FCC Adopts New Open Internet Rules
At its February 26 Open Meeting, the FCC adopted by a 3-2 vote a Report and Order on Remand, Declaratory Ruling, and Order (Order) containing new Open Internet rules. The rules come more than a year after the U.S. Court of Appeals for the D.C. Circuit struck down the FCC’s prior Open Internet rules in Verizon v. FCC. The FCC’s new rules are also expected to be challenged in court. Although the text of the Order has not yet been released, the FCC has issued a News Release detailing the main provisions of the Order:
- No Blocking. Broadband providers may not block access to legal content, applications, services or non-harmful devices.
- No Throttling. Broadband providers may not impair or degrade lawful Internet traffic on the basis of content, applications, services or devices.
- No Paid Prioritization. Broadband providers may not favor some lawful Internet traffic over other traffic in exchange for consideration (i.e., no fast lanes). This also bans Internet Service Providers (ISPs) from prioritizing content and services of their affiliates.
- Standard for Future Conduct. The Order establishes that ISPs cannot “unreasonably interfere with or unreasonably disadvantage” the ability of consumers to select, access and use the lawful content, applications, services or devices of their choosing, or of edge providers to make lawful content, applications, services or devices available to consumers. It further provides authority for the FCC to address questionable ISP practices on a case-by-case basis.
- Greater Transparency. The Order requires that broadband providers disclose, in a consistent format, promotional rates, fees, and surcharges and data caps, and provide notice of network management practices that can affect service.
- Reasonable Network Management. An ISP may take reasonable measures to manage the technical and engineering aspects of their networks (other than engaging in paid prioritization) as long as those measures are primarily used for and tailored to achieving a legitimate network management – and not business – purpose. The FCC’s standard for “reasonable” management takes account of the particular engineering attributes of the technology involved.
- Broad Protection. The Order adopts protections to ensure that services that do not go over the public Internet (and, therefore, would not be subject to Title II) do not undermine the Open Internet rules.
- The Order grants the FCC the authority to hear complaints and take enforcement action if it determines that the interconnection activities of ISPs are not just and reasonable.
The FCC relied on both Title II of the Communications Act and Section 706 of the Telecommunications Act of 1996 as sources of legal authority for the new Open Internet rules. The Order reclassified “broadband Internet access service” (i.e., the retail broadband service Americans buy from cable, phone, and wireless providers) as a telecommunications service under Title II. Certain provisions of Title II will apply, while the Order forbears from, or refrains from enforcing, 27 provisions of Title II and over 700 associated regulations.

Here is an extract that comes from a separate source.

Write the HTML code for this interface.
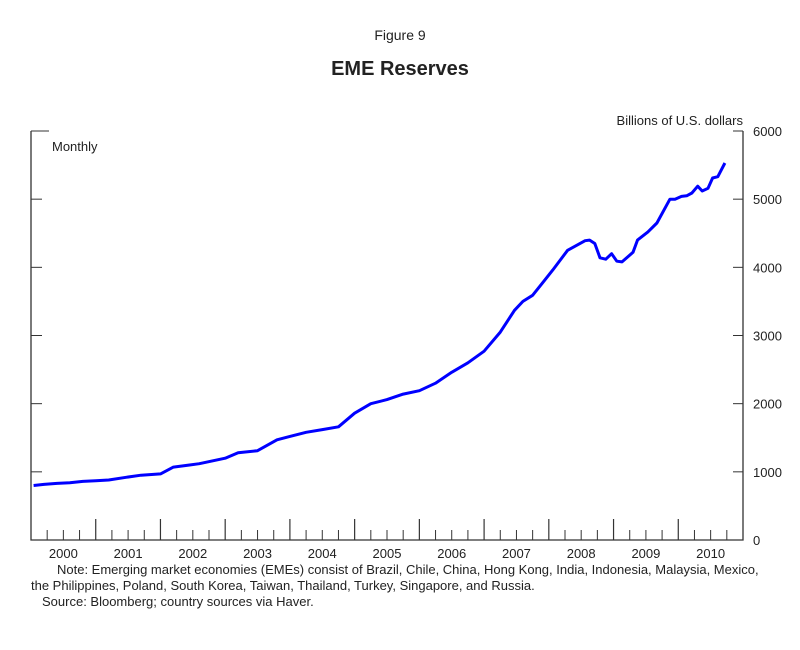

The following major provisions of Title II will apply: (1) no “unjust and unreasonable practices” under Sections 201 and 202; (2) consumer complaint investigations under Section 208 and related enforcement provisions under Sections 206, 207, 209, 216, and 217; (3) consumer privacy protections of Section 222; (4) fair access to poles and conduits under Section 224; (5) protections for persons with disabilities under Sections 225 and 255; and (6) universal service fund support through partial application of Section 254.
The following major provisions will be subject to forbearance:
- Rate Regulation. Broadband providers will not be subject to tariffs or other forms of rate approval, last-mile unbundling, or utility-style regulation.

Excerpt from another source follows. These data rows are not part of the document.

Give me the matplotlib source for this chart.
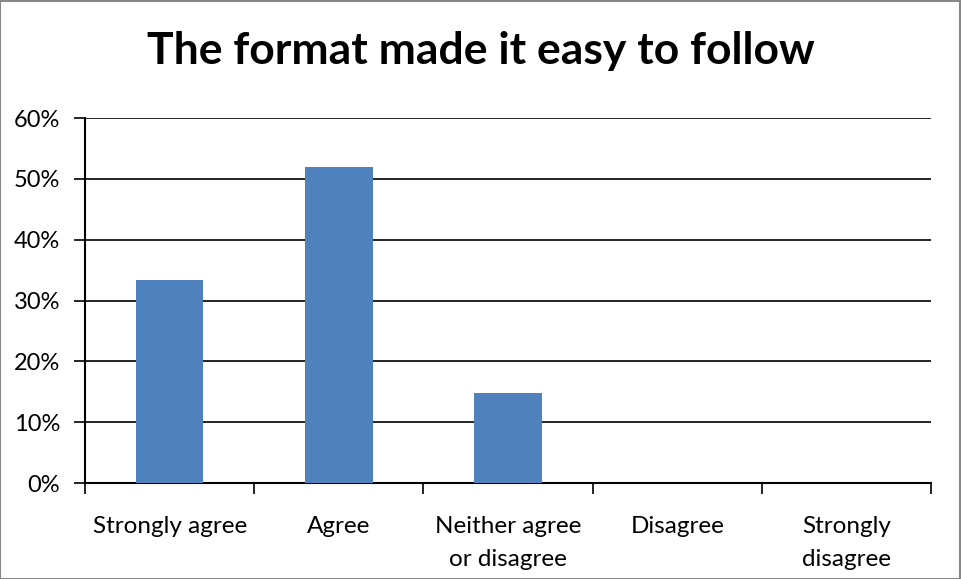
import matplotlib
matplotlib.use("Agg")
import matplotlib.pyplot as plt
from matplotlib.patches import Rectangle
from matplotlib.ticker import FixedLocator, PercentFormatter

categories = ["Strongly agree", "Agree", "Neither agree\nor disagree", "Disagree", "Strongly\ndisagree"]
values = [33.3, 51.9, 14.8, 0.0, 0.0]
yticks = [0, 10, 20, 30, 40, 50, 60]
title = "The format made it easy to follow"

plt.rcParams['font.family'] = ['Lato', 'DejaVu Sans']

fig = plt.figure(figsize=(9.61, 5.79), dpi=100)
fig.patches.append(Rectangle((0.0005, 0.0008), 0.998, 0.998, transform=fig.transFigure,
                             fill=False, edgecolor='#888888', linewidth=1.5))
ax = fig.add_axes([0.0885, 0.1658, 0.8803, 0.6304])

x = list(range(len(categories)))
ax.bar(x, values, width=0.4, color='#4F81BD', zorder=3)
ax.set_xlim(-0.5, len(categories) - 0.5)
ax.set_ylim(0, 60)
ax.set_yticks(yticks)
ax.yaxis.set_major_formatter(PercentFormatter(decimals=0))
ax.grid(axis='y', color='black', linewidth=1.2, zorder=1)
ax.set_axisbelow(True)

ax.set_xticks(x)
ax.set_xticklabels(categories, fontsize=17.5, linespacing=1.7)
ax.xaxis.set_minor_locator(FixedLocator([i - 0.5 for i in range(len(categories) + 1)]))
ax.tick_params(axis='x', which='major', length=0, pad=24)
ax.tick_params(axis='x', which='minor', length=8, width=1.2, color='black')
ax.tick_params(axis='y', length=8, width=1.2, labelsize=17, pad=10)

for s in ['top', 'right']:
    ax.spines[s].set_visible(False)
for s in ['left', 'bottom']:
    ax.spines[s].set_linewidth(1.5)
    ax.spines[s].set_color('black')

fig.text(0.5, 0.912, title, ha='center', va='center', fontsize=32, fontweight='bold')

fig.savefig("out.png", dpi=100)
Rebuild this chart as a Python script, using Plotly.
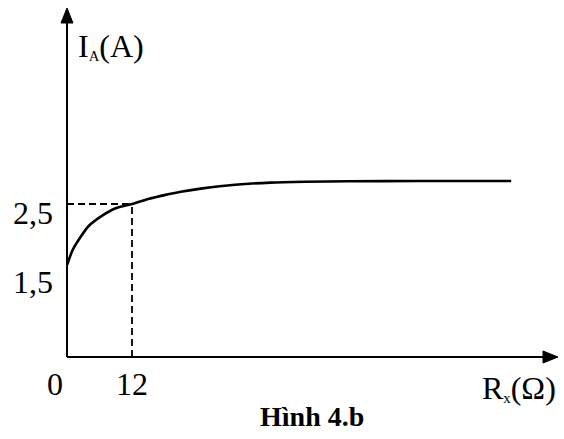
import plotly.graph_objects as go

# Data
R_values = [0, 1, 2.5, 4, 6.5, 9, 12, 15, 18, 21, 25, 31, 37.5, 44, 52, 65, 82]
I_values = [1.5, 1.74, 1.96, 2.14, 2.31, 2.43, 2.5, 2.58, 2.645, 2.70, 2.755, 2.815, 2.85, 2.864, 2.872, 2.875, 2.875]
marked_R = 12
marked_I = 2.5
y_tick_vals = [1.5, 2.5]
y_tick_text = ["1,5", "2,5"]
x_tick_vals = [0, 12]
x_tick_text = ["0", "12"]

W, H = 564, 439
x0_px, y0_px = 67, 357          # pixel position of origin
sx = 65 / 12                    # px per ohm
sy = 153 / 2.5                  # px per ampere

x_range = [-x0_px / sx, (W - x0_px) / sx]
y_range = [-(H - y0_px) / sy, y0_px / sy]

def dx(px):
    return px / sx

def dy(px):
    return px / sy

FONT = "Liberation Serif"
FS = 32
x_tip = dx(558 - x0_px)
y_tip = dy(y0_px - 8)

fig = go.Figure()
fig.add_trace(go.Scatter(
    x=R_values, y=I_values, mode="lines",
    line=dict(color="black", width=2.6, shape="spline", smoothing=0.6),
    hoverinfo="skip", showlegend=False))

shapes = []
# axes
shapes.append(dict(type="line", x0=0, y0=0, x1=x_tip - dx(10), y1=0,
                   line=dict(color="black", width=2)))
shapes.append(dict(type="line", x0=0, y0=0, x1=0, y1=y_tip - dy(10),
                   line=dict(color="black", width=2)))
# arrow heads
shapes.append(dict(type="path",
                   path=f"M {x_tip} 0 L {x_tip - dx(15)} {dy(6)} L {x_tip - dx(15)} {-dy(6)} Z",
                   fillcolor="black", line=dict(color="black", width=1)))
shapes.append(dict(type="path",
                   path=f"M 0 {y_tip} L {dx(6)} {y_tip - dy(15)} L {-dx(6)} {y_tip - dy(15)} Z",
                   fillcolor="black", line=dict(color="black", width=1)))
# dashed guides
shapes.append(dict(type="line", x0=0, y0=marked_I, x1=marked_R, y1=marked_I,
                   line=dict(color="black", width=1.8, dash="7px,4px")))
shapes.append(dict(type="line", x0=marked_R, y0=0, x1=marked_R, y1=marked_I,
                   line=dict(color="black", width=1.8, dash="7px,4px")))

annotations = []
y_shifts = [-17, -9]
for v, t, s in zip(y_tick_vals, y_tick_text, y_shifts):
    annotations.append(dict(x=0, y=v, text=t, showarrow=False, xanchor="right",
                            yanchor="middle", xshift=-12, yshift=s,
                            font=dict(family=FONT, size=FS, color="black")))
x_shifts = [-12, 0]
for v, t, s in zip(x_tick_vals, x_tick_text, x_shifts):
    annotations.append(dict(x=v, y=0, text=t, showarrow=False, xanchor="center",
                            yanchor="middle", xshift=s, yshift=-27,
                            font=dict(family=FONT, size=FS, color="black")))
annotations.append(dict(x=0, y=y_range[1], text="I<span style='font-size:21px'><sub>A</sub></span>(A)",
                        showarrow=False, xanchor="left", yanchor="middle", xshift=9, yshift=-46,
                        font=dict(family=FONT, size=FS, color="black")))
annotations.append(dict(x=x_range[1], y=0, text="R<span style='font-size:21px'><sub>x</sub></span>(Ω)",
                        showarrow=False, xanchor="right", yanchor="middle", xshift=-6, yshift=-31,
                        font=dict(family=FONT, size=FS, color="black")))
annotations.append(dict(x=0.553, y=0, xref="paper", yref="paper", text="<b>Hình 4.b</b>",
                        showarrow=False, xanchor="center", yanchor="middle", yshift=23,
                        font=dict(family=FONT, size=28, color="black")))

fig.update_layout(
    width=W, height=H,
    margin=dict(l=0, r=0, t=0, b=0),
    paper_bgcolor="white", plot_bgcolor="white",
    xaxis=dict(range=x_range, visible=False, fixedrange=True),
    yaxis=dict(range=y_range, visible=False, fixedrange=True),
    shapes=shapes, annotations=annotations,
)

fig.write_html("out.html", config={"displayModeBar": False},
               post_script="document.body.style.margin='0';document.body.style.overflow='hidden';")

- Universal Service Contributions. The Order does not require broadband providers to contribute to the Universal Service Fund under Section 254.
In addition, broadband service will remain exempt from state and local taxation under the Internet Freedom Act, which bans state and local taxation of Internet access.
The FCC will enforce the Open Internet rules through investigation and processing of formal and informal complaints. The Enforcement Bureau may request objective written opinions on technical matters from outside technical organizations, industry standards-setting bodies, and other organizations.
The News Release states that Title II broadband regulation can be accomplished while encouraging investment in broadband networks by “tailoring the application of Title II for the 21st century.” It notes that mobile voice services have been regulated under a similar light-touch Title II approach and investment and usage have boomed. It also states that investment analysts have concluded that Title II with forbearance is unlikely to have any negative on the value or future profitability of broadband providers, and that certain providers have stated that a light-touch Title II classification of broadband will not depress investment.
FCC Preempts State Laws Restricting Community Broadband
At its February 26 Open Meeting, the FCC adopted a Memorandum Opinion and Order (Order) to grant two petitions to preempt portions of state laws in North Carolina and Tennessee that limited the service areas of municipal broadband providers. The FCC determined that the states’ laws improperly prevented municipal broadband providers from expanding service “outside their current footprints despite numerous requests from neighboring unserved and underserved communities,” according to a News Release. Tennessee’s law limited the provision of Internet and cable services to the electrical system footprint (the community broadband provider there was also a provider of municipal electric services). North Carolina’s law, according to the FCC, imposed “numerous conditions” that precluded the community broadband provider there from expanding service, such as restricting expansion into areas where the private sector delivers service at speeds of 768 kbps, which the FCC called an “archaic” standard that is a “fraction” of the FCC’s benchmark broadband speed. The Order found that the restrictions at issue were barriers to broadband deployment, investment, and competition, and therefore clearly conflicted with the FCC’s directive under Section 706 of the Telecommunications Act to remove barriers to broadband investment and competition. The News Release noted that a federal agency may preempt state laws that conflict with its regulations or policies so long as the agency is acting within the scope of its authority. The FCC’s rules are expected to be challenged in court.
FCC Sets Comment Deadlines for Proposals to Improve Data Collection Efforts on Minority and Female Media Ownership
On February 12, the FCC issued a Second Further Notice of Proposed Rulemaking and Seventh Further Notice of Proposed Rulemaking (FNPRM) seeking comment on proposals to improve the FCC’s data collection efforts on minority and female media ownership. Primarily, the FNPRM seeks to address privacy and data security concerns raised by commenters in prior proceedings while still providing the FCC with comprehensive, reliable data reflecting the race, gender, and ethnicity of the owners and interest holders in broadcast stations. Accordingly, the FNPRM seeks comment on a proposal to create a new “restricted use” FCC Registration Number (RUFRN) that would be supported by identifying information for attributable individuals but would not include full Social Security Numbers and would be housed securely on the FCC’s servers and not distributed to the public. Comments are due March 30, and reply comments are due April 13.